The ACLU of Texas, along with ACLU Criminal Law Reform Project, Civil Rights Corps and Texas Fair Defense Project, filed a lawsuit on behalf of six plaintiffs challenging Dallas County, Texas’s practice of using money bail to detain people arrested for misdemeanors and felonies. This follows a six-month investigation of Texas counties that lock thousands of people away each year as they await trial simply because they cannot afford to pay money bail.
The practice perpetuates a two-tiered and unconstitutional wealth-based incarceration system that devastates individuals, their families and their communities. Those too poor to afford bail must remain in jail for considerable periods of time, leading many to lose their jobs, their homes, and their children.
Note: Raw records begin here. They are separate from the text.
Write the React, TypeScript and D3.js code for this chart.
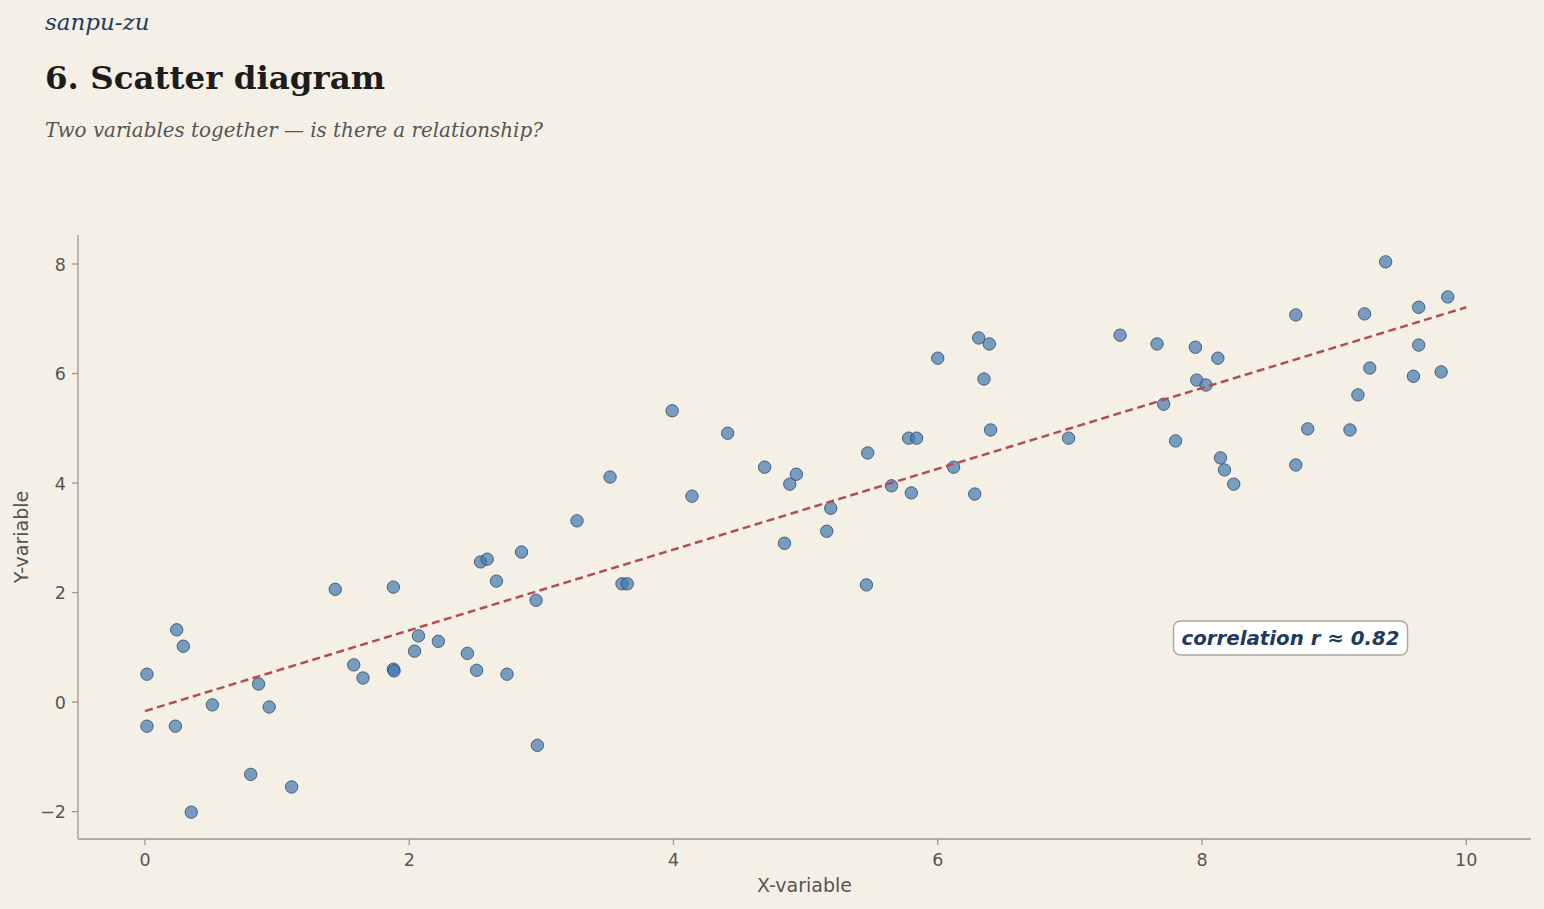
import React from "react";
import * as d3 from "d3";

// Observations (x, y)
const xValues = [
  0.015, 0.015, 0.24, 0.29, 0.23, 0.35, 0.51, 0.8, 0.86, 0.94,
  1.11, 1.44, 1.58, 1.65, 1.88, 1.88, 1.885, 2.04, 2.07, 2.22,
  2.44, 2.51, 2.54, 2.59, 2.66, 2.74, 2.85, 2.96, 2.97, 3.27,
  3.52, 3.61, 3.65, 3.99, 4.14, 4.41, 4.69, 4.84, 4.88, 4.93,
  5.16, 5.19, 5.46, 5.47, 5.65, 5.78, 5.8, 5.84, 6.0, 6.12,
  6.28, 6.31, 6.35, 6.39, 6.4, 6.99, 7.38, 7.66, 7.71, 7.8,
  7.95, 7.96, 8.03, 8.12, 8.14, 8.17, 8.24, 8.71, 8.71, 8.8,
  9.12, 9.18, 9.23, 9.27, 9.39, 9.6, 9.64, 9.64, 9.81, 9.86,
];
const yValues = [
  0.51, -0.44, 1.32, 1.02, -0.44, -2.01, -0.05, -1.32, 0.33, -0.09,
  -1.55, 2.06, 0.68, 0.44, 2.1, 0.6, 0.57, 0.93, 1.21, 1.11,
  0.89, 0.58, 2.56, 2.61, 2.21, 0.51, 2.74, 1.86, -0.79, 3.31,
  4.11, 2.16, 2.16, 5.32, 3.76, 4.91, 4.29, 2.9, 3.98, 4.16,
  3.12, 3.54, 2.14, 4.55, 3.95, 4.82, 3.82, 4.82, 6.28, 4.29,
  3.8, 6.65, 5.9, 6.54, 4.97, 4.82, 6.7, 6.54, 5.44, 4.77,
  6.48, 5.88, 5.79, 6.28, 4.46, 4.24, 3.98, 7.07, 4.33, 4.99,
  4.97, 5.61, 7.09, 6.1, 8.04, 5.95, 6.52, 7.21, 6.03, 7.4,
];
// Least-squares trend line endpoints
const trendX = [0, 10];
const trendY = [-0.164, 7.21];
const xTicks = [0, 2, 4, 6, 8, 10];
const yTicks = [-2, 0, 2, 4, 6, 8];
const correlationLabel = "correlation r \u2248 0.82";

const W = 1544;
const H = 909;
const plot = { left: 78, right: 1531, top: 235, bottom: 839 };

export default function App() {
  const x = d3.scaleLinear().domain([-0.507, 10.49]).range([plot.left, plot.right]);
  const y = d3.scaleLinear().domain([-2.5, 8.53]).range([plot.bottom, plot.top]);
  const points = xValues.map((v, i) => ({ x: v, y: yValues[i] }));
  const trend = d3
    .line<number>()
    .x((d) => x(d))
    .y((_, i) => y(trendY[i]));

  const axisColor = "#9a9691";
  const tickText = "#555";
  const sans = "'DejaVu Sans', sans-serif";
  const serif = "'DejaVu Serif', serif";

  const annX = x(8.67);
  const annY = y(1.17);
  const fmt = (t: number) => (t < 0 ? "\u2212" + Math.abs(t) : String(t));

  return (
    <svg
      width={W}
      height={H}
      style={{ position: "absolute", left: 0, top: 0, background: "#f5f0e5" }}
    >
      <rect x={0} y={0} width={W} height={H} fill="#f5f0e5" />
      <text x={45} y={30} fontFamily={serif} fontStyle="italic" fontSize={23} fill="#1f3a60">
        sanpu-zu
      </text>
      <text x={45} y={89} fontFamily={serif} fontWeight="bold" fontSize={32.5} fill="#1c1c1c">
        6. Scatter diagram
      </text>
      <text x={45} y={137} fontFamily={serif} fontStyle="italic" fontSize={19.9} fill="#555">
        Two variables together — is there a relationship?
      </text>

      {/* spines */}
      <line x1={plot.left} x2={plot.left} y1={plot.top} y2={plot.bottom} stroke={axisColor} strokeWidth={1.3} />
      <line x1={plot.left} x2={plot.right} y1={plot.bottom} y2={plot.bottom} stroke={axisColor} strokeWidth={1.3} />

      {xTicks.map((t) => (
        <g key={"x" + t}>
          <line x1={x(t)} x2={x(t)} y1={plot.bottom} y2={plot.bottom + 6} stroke={axisColor} strokeWidth={1.3} />
          <text x={x(t)} y={plot.bottom + 27} textAnchor="middle" fontFamily={sans} fontSize={17.5} fill={tickText}>
            {fmt(t)}
          </text>
        </g>
      ))}
      {yTicks.map((t) => (
        <g key={"y" + t}>
          <line x1={plot.left - 6} x2={plot.left} y1={y(t)} y2={y(t)} stroke={axisColor} strokeWidth={1.3} />
          <text x={plot.left - 12} y={y(t) + 6.5} textAnchor="end" fontFamily={sans} fontSize={17.5} fill={tickText}>
            {fmt(t)}
          </text>
        </g>
      ))}

      <text x={(plot.left + plot.right) / 2} y={892} textAnchor="middle" fontFamily={sans} fontSize={19} fill={tickText}>
        X-variable
      </text>
      <text
        transform={`translate(28, ${(plot.top + plot.bottom) / 2}) rotate(-90)`}
        textAnchor="middle"
        fontFamily={sans}
        fontSize={19}
        fill={tickText}
      >
        Y-variable
      </text>

      {points.map((p, i) => (
        <circle
          key={i}
          cx={x(p.x)}
          cy={y(p.y)}
          r={6.2}
          fill="#4277ad"
          fillOpacity={0.7}
          stroke="#2a4a70"
          strokeOpacity={0.8}
          strokeWidth={1}
        />
      ))}

      <path
        d={trend(trendX) || ""}
        fill="none"
        stroke="#b44c55"
        strokeWidth={2.5}
        strokeDasharray="8,4.5"
      />

      <g>
        <rect
          x={annX - 117}
          y={annY - 17}
          width={234}
          height={34}
          rx={7}
          fill="#ffffff"
          stroke="#aaa59f"
          strokeWidth={1.4}
        />
        <text
          x={annX}
          y={annY + 7}
          textAnchor="middle"
          fontFamily={sans}
          fontWeight="bold"
          fontStyle="italic"
          fontSize={19.8}
          fill="#1f3a60"
        >
          {correlationLabel}
        </text>
      </g>
    </svg>
  );
}
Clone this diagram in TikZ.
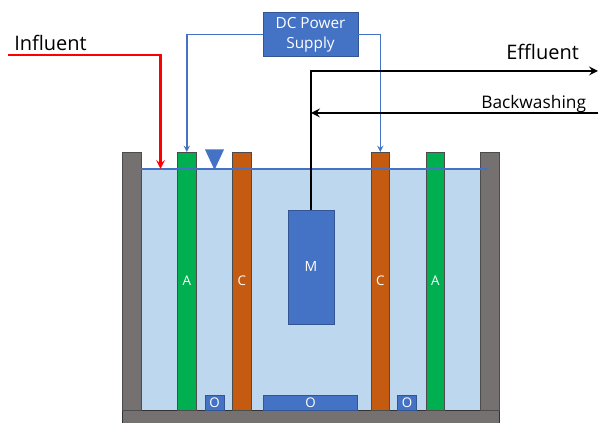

As a result, defendants often plead guilty to the crimes of which they are charged, not because they are guilty, but because it’s the fastest way out of jail, and they are desperate to return to their communities.
With no empirical evidence that secured money bail increases arrestees’ rates of appearance in court or community safety, these practices wreak needless havoc on individuals’ lives and unnecessarily burden taxpayers.
The suit was jointly filed by the ACLU of Texas, the ACLU Criminal Law Reform Project, Civil Rights Corps and the Texas Fair Defense Project.
Social justice organizations Faith in Texas and Texas Organizing Project Education Fund became plaintiffs in this lawsuit. Both organizations were denied access to bail proceedings by the Dallas County Sheriff, despite the fact that the First Amendment requires them to be open to the public. Faith in Texas is a multi-racial, faith movement for social justice, and The Texas Organizing Project (TOP) works to improve the lives of low-income and working class Texas families through community organizing, and civic and electoral engagement.